● **THE PROBLEM**: Write each line of the material exactly as given, from the top through the line that contains "table_days = [0, 30, 60, 90, 120, 150, 180]", and omit all pictures.

^^^^

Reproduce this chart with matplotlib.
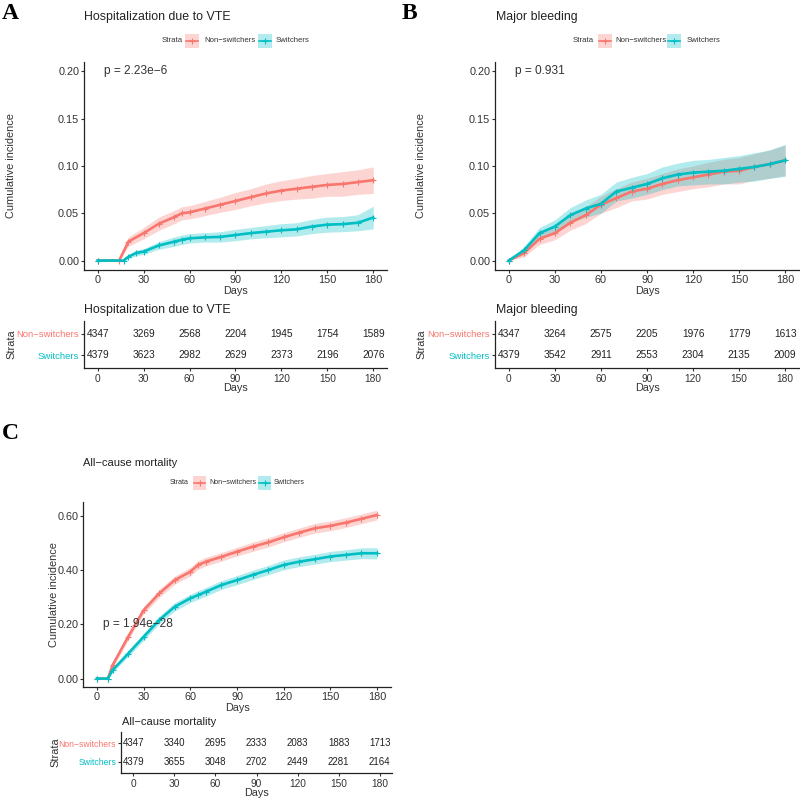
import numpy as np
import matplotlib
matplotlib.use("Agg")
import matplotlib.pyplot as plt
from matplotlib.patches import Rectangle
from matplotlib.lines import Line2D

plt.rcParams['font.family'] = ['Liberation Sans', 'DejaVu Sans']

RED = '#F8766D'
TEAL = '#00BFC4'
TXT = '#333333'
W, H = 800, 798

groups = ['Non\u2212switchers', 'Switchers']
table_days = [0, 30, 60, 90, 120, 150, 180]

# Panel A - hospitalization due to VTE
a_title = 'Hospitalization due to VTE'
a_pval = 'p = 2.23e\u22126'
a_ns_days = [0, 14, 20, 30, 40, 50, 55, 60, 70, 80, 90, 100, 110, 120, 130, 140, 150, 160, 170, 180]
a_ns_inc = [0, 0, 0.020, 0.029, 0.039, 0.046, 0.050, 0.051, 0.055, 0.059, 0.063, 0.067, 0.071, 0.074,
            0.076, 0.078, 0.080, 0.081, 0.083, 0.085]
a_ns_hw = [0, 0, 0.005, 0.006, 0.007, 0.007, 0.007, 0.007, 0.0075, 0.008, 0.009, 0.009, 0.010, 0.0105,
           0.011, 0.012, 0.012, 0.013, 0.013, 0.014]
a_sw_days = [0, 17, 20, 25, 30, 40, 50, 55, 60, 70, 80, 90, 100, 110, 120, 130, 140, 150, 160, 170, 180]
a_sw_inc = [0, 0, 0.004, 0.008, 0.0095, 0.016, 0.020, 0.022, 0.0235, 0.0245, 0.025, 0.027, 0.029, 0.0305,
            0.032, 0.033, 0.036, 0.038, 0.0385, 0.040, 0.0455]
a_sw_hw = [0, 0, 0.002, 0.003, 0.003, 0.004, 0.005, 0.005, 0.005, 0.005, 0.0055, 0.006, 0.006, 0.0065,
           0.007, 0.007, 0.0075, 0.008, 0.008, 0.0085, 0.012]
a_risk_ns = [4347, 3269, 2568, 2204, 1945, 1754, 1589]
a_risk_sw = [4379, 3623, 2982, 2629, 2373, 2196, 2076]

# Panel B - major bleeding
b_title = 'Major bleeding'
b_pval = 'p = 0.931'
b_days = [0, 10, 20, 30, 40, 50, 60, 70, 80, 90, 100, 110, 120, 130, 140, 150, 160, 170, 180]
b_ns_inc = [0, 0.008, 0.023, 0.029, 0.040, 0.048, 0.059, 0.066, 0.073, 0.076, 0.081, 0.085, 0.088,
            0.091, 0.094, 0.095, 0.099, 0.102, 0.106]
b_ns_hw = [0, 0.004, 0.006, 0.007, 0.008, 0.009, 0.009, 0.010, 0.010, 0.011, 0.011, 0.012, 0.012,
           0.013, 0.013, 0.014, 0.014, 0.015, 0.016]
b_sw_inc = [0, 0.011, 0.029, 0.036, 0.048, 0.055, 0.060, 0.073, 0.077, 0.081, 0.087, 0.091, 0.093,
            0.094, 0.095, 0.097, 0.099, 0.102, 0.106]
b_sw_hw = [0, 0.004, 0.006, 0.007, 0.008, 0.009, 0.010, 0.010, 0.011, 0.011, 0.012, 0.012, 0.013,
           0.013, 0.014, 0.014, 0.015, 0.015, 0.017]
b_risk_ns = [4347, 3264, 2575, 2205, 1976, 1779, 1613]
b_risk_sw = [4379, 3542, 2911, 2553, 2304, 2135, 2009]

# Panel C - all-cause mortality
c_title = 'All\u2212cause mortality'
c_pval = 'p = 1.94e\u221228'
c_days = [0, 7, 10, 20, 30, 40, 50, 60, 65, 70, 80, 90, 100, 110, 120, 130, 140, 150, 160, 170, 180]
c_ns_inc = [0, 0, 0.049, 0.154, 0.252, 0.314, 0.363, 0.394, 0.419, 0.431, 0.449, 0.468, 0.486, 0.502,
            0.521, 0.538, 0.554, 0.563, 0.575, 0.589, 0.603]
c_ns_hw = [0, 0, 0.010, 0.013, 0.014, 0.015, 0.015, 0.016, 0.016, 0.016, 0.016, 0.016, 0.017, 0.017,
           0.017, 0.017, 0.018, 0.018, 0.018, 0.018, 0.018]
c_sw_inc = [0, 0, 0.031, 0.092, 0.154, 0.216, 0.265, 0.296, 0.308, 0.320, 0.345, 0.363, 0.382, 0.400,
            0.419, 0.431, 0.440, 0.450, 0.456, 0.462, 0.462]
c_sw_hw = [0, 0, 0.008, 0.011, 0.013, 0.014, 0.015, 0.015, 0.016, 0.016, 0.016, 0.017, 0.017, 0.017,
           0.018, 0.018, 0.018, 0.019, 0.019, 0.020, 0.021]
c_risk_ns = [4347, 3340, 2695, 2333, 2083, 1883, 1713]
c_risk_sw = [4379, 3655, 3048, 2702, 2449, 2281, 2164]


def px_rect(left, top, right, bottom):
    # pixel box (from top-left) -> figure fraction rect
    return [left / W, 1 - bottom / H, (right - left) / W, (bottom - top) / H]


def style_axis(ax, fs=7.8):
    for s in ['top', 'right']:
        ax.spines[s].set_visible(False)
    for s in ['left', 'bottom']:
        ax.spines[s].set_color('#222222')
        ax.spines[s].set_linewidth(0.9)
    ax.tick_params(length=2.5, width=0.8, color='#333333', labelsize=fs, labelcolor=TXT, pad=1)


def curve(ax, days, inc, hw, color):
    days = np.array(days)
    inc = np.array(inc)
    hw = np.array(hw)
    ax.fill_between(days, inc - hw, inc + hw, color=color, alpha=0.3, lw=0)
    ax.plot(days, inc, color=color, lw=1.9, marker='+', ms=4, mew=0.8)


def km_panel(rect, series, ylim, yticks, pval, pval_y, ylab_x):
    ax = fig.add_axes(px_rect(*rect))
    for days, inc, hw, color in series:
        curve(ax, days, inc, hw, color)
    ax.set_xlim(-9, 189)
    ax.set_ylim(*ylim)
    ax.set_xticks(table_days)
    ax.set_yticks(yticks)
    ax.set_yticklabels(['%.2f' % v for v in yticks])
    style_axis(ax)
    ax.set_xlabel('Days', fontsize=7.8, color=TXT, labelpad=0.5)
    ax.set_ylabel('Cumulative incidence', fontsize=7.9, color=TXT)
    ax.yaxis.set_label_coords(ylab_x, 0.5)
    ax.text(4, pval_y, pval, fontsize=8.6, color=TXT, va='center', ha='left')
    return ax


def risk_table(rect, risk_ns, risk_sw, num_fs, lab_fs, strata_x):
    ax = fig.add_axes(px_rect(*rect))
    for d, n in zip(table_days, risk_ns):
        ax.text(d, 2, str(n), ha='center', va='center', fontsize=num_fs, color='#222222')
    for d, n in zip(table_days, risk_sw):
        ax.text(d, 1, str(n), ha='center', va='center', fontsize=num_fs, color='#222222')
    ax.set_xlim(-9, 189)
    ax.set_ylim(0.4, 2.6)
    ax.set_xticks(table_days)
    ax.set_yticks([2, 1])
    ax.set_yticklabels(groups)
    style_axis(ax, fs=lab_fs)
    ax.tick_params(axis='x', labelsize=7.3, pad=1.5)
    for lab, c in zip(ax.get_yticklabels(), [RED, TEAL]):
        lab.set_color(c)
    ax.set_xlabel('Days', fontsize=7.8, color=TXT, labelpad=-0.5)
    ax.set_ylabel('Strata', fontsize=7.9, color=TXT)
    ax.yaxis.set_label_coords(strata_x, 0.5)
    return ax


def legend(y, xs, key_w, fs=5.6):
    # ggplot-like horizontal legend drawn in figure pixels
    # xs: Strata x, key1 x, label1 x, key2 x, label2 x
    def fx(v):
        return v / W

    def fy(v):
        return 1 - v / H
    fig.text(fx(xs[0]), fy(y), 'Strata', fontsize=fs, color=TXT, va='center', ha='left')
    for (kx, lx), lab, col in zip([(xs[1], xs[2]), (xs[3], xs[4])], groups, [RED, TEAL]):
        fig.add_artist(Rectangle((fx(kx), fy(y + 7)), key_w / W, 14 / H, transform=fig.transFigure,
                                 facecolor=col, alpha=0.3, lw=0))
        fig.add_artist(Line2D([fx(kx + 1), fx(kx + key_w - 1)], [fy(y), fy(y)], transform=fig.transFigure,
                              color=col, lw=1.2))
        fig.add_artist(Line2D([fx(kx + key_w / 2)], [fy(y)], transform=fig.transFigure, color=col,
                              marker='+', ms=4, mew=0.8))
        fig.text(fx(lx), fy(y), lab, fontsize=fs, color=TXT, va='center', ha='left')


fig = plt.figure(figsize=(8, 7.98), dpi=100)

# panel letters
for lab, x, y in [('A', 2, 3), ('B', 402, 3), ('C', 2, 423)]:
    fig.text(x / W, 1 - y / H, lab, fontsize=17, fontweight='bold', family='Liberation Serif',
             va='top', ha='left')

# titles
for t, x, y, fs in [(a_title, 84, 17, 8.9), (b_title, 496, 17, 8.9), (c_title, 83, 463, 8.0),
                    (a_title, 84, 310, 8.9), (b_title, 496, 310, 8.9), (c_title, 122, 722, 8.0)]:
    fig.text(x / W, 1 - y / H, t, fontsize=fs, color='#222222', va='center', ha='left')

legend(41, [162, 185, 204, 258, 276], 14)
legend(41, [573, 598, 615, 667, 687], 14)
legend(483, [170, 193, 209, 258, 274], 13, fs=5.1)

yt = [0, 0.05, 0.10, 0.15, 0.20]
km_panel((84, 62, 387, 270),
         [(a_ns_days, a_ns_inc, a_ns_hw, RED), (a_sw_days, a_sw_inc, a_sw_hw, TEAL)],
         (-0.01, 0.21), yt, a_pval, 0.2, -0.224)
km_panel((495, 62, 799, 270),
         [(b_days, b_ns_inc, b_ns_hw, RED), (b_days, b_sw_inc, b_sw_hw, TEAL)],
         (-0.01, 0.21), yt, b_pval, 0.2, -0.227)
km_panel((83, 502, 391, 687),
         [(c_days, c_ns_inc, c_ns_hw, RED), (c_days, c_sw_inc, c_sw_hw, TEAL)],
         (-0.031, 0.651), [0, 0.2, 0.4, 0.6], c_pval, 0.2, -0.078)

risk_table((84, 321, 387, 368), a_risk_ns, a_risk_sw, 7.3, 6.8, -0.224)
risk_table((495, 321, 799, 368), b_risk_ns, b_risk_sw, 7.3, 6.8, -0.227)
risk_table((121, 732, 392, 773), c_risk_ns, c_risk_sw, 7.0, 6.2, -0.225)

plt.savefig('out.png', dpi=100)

^^^^

● **ANSWER TO THIS PROBLEM**:
Reproduce this chart with matplotlib.
import numpy as np
import matplotlib
matplotlib.use("Agg")
import matplotlib.pyplot as plt
from matplotlib.patches import Rectangle
from matplotlib.lines import Line2D

plt.rcParams['font.family'] = ['Liberation Sans', 'DejaVu Sans']

RED = '#F8766D'
TEAL = '#00BFC4'
TXT = '#333333'
W, H = 800, 798

groups = ['Non\u2212switchers', 'Switchers']
table_days = [0, 30, 60, 90, 120, 150, 180]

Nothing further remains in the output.